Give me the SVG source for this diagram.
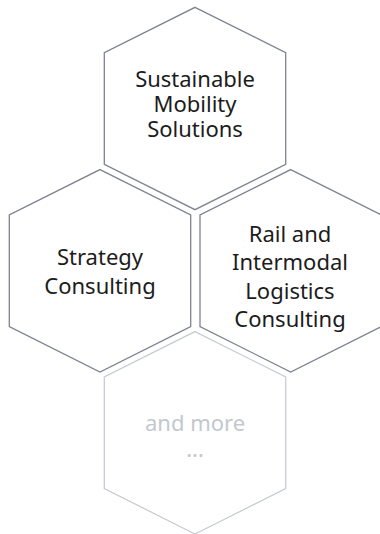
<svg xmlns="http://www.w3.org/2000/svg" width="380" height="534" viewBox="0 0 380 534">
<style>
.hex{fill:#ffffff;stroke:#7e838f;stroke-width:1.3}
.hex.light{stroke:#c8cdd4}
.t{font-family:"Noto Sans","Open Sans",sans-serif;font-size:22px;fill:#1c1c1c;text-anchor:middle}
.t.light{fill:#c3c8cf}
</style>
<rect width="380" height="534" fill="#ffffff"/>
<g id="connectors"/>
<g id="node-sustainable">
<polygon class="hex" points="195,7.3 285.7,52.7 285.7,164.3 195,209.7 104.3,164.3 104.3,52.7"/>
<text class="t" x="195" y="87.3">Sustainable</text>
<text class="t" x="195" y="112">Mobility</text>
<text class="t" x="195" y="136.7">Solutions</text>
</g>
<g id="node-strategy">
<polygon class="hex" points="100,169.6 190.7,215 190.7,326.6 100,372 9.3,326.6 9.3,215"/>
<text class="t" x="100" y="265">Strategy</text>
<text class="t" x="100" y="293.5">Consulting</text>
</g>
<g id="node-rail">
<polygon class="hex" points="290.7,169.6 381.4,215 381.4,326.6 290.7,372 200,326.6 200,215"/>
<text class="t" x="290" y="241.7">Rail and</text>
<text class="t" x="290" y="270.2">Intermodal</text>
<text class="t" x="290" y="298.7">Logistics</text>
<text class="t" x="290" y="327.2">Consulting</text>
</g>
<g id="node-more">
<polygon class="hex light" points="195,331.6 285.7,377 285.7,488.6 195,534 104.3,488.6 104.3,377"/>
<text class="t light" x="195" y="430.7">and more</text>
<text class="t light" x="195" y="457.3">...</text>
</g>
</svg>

* * *

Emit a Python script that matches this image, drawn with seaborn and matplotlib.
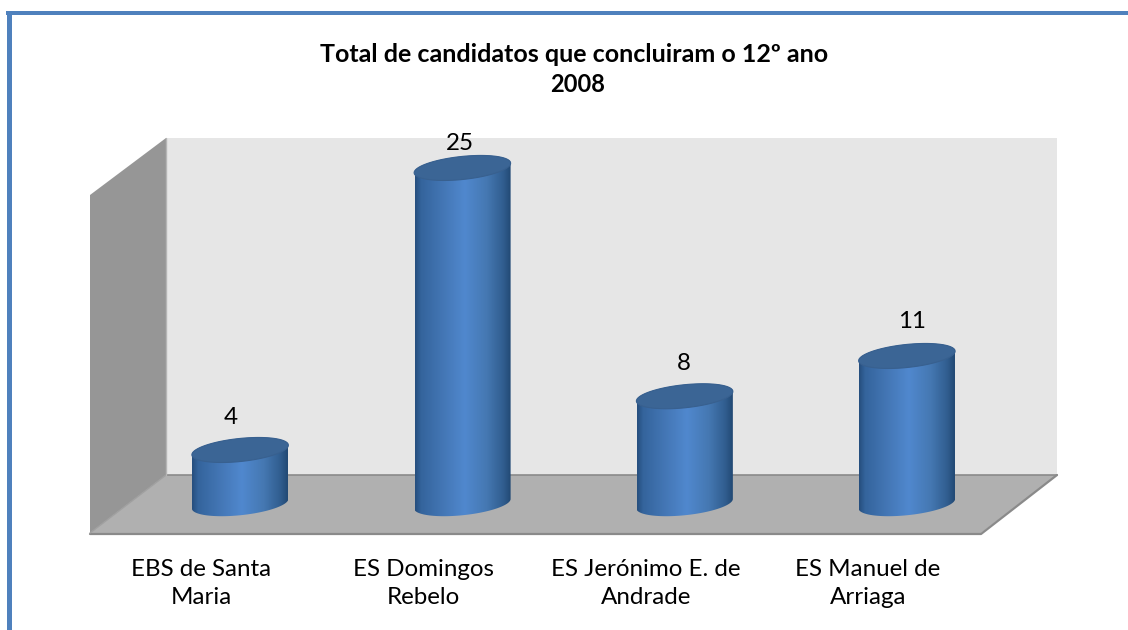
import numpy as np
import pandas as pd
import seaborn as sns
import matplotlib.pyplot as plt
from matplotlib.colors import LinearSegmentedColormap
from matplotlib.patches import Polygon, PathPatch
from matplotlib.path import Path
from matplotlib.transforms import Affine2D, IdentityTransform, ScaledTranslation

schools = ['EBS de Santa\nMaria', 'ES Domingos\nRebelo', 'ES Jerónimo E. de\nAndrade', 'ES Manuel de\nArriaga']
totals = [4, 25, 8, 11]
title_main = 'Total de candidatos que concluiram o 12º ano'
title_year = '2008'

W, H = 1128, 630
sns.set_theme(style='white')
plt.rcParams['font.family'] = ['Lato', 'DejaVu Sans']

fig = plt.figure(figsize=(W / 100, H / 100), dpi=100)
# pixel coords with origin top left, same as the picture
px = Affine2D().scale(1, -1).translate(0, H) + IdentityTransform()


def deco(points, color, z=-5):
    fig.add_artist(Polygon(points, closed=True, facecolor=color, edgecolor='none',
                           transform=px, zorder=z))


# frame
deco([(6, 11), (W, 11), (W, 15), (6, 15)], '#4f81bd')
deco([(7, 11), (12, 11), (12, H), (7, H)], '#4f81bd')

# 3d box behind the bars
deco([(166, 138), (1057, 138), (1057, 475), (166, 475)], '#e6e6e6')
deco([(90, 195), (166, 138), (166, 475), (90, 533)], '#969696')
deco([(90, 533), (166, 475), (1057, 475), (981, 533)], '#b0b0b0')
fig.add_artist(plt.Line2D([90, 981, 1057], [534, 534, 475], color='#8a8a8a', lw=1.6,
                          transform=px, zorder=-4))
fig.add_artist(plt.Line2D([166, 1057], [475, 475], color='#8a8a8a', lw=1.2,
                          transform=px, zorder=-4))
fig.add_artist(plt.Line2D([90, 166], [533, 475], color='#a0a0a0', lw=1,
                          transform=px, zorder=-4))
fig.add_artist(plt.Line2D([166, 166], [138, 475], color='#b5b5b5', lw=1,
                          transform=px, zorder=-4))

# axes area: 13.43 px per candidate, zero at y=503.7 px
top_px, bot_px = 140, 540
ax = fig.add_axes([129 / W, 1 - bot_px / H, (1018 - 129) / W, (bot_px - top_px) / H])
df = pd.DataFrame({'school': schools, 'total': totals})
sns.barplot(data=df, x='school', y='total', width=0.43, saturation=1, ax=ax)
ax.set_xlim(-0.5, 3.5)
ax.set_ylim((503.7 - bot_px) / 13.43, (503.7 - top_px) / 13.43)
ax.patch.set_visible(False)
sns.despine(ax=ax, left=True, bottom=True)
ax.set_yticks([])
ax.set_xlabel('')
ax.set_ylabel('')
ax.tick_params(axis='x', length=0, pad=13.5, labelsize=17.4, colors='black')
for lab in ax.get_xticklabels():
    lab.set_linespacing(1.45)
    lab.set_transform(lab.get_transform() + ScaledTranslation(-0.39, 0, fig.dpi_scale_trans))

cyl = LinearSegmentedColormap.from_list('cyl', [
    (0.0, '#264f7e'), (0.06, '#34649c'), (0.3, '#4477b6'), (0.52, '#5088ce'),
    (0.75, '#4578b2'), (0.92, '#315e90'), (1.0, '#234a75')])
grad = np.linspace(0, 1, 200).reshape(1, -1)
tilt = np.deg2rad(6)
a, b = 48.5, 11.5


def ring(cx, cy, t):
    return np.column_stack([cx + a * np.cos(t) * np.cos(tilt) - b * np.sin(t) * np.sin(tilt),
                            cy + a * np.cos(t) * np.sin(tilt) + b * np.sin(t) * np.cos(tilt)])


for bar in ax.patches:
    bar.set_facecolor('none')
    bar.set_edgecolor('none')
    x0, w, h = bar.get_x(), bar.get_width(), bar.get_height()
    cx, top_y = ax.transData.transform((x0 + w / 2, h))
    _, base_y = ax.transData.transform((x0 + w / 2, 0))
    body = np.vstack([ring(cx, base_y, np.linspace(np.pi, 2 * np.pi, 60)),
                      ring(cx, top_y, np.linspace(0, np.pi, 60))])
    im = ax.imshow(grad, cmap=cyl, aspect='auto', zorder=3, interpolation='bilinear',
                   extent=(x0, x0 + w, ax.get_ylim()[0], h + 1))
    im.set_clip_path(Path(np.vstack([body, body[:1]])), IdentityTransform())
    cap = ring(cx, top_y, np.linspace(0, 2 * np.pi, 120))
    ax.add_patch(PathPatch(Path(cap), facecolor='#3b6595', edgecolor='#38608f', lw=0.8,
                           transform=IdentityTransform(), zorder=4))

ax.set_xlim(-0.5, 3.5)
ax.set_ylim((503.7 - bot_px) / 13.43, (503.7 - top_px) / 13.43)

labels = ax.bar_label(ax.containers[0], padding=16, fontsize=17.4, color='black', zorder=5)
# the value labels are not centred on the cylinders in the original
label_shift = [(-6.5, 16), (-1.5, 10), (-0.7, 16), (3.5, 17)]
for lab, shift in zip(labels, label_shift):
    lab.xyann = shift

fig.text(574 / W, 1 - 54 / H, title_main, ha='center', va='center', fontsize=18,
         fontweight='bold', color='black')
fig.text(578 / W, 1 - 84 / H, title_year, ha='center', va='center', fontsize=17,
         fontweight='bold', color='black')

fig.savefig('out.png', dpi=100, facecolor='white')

--

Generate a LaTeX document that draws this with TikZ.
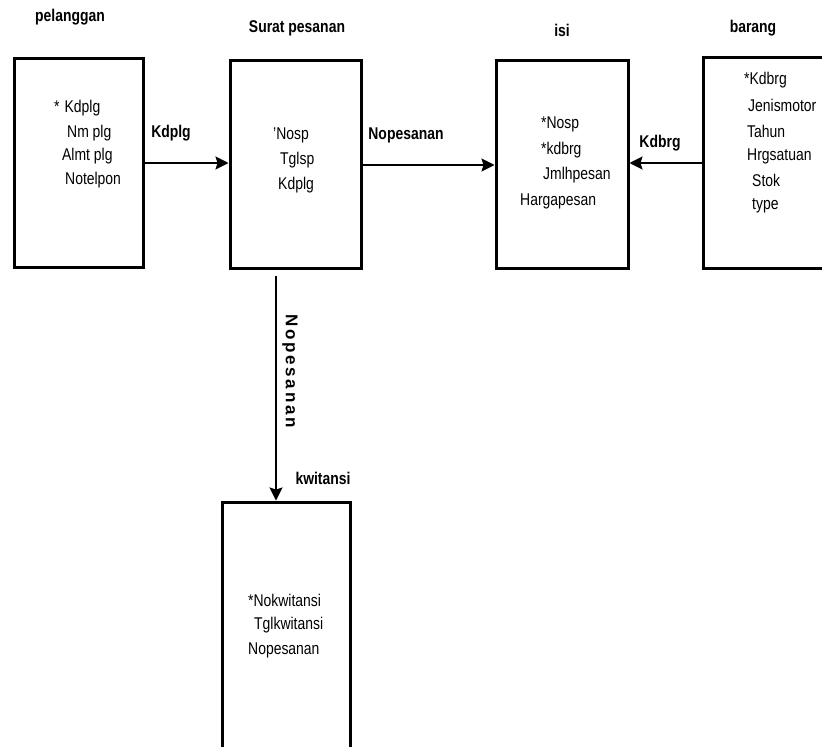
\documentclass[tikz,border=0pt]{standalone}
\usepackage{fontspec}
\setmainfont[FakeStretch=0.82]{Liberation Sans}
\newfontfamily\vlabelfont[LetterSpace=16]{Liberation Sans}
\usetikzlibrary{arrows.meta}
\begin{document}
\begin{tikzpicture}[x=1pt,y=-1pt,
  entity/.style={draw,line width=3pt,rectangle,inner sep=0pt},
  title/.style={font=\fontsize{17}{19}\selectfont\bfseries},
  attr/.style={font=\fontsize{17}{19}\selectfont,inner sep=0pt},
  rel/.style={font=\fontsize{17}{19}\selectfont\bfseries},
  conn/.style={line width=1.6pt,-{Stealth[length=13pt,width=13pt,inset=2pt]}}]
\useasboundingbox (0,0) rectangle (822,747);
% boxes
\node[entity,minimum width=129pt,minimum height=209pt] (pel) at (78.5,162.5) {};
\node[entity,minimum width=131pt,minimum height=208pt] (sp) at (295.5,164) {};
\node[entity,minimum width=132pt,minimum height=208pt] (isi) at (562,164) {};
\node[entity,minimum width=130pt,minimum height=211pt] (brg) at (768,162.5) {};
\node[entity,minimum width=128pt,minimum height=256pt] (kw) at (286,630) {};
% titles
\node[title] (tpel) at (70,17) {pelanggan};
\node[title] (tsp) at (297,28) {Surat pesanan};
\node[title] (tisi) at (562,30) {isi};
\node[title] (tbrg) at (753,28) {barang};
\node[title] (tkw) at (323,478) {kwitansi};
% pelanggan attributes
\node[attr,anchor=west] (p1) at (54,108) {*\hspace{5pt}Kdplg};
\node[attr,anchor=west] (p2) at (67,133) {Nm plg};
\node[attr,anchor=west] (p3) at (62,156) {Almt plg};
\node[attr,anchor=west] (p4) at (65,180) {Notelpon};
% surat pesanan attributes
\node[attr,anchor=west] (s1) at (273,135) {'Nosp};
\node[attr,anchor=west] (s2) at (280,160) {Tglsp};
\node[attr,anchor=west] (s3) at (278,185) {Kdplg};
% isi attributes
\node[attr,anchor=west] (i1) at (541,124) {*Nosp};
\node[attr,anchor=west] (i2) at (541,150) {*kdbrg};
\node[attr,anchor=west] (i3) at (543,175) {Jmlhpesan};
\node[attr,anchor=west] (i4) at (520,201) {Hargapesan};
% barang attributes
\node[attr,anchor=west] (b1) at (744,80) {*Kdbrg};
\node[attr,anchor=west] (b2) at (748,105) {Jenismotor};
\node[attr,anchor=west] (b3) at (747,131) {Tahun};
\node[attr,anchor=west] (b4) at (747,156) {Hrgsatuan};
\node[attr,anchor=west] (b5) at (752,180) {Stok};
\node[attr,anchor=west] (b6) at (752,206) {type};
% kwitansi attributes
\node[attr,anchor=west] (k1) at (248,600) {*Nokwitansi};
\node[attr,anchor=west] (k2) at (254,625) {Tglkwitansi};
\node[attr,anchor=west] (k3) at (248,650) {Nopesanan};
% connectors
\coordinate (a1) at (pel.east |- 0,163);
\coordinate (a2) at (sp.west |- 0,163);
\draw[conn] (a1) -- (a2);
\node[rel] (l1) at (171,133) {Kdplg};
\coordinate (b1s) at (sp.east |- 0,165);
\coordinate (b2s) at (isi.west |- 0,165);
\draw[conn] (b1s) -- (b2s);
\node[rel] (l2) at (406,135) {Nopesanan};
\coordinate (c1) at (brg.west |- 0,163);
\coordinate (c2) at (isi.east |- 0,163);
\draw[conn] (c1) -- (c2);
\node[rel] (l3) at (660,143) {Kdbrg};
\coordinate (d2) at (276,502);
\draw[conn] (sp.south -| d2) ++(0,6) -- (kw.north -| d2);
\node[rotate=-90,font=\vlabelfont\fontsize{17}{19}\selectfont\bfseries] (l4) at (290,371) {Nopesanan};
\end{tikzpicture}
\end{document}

* Written request *
Look through the records and gather every line containing "with".

* Solution to this problem *
Emit a Python script that matches this image, drawn with seaborn and matplotlib.
# pixel coords with origin top left, same as the picture
Generate a LaTeX document that draws this with TikZ.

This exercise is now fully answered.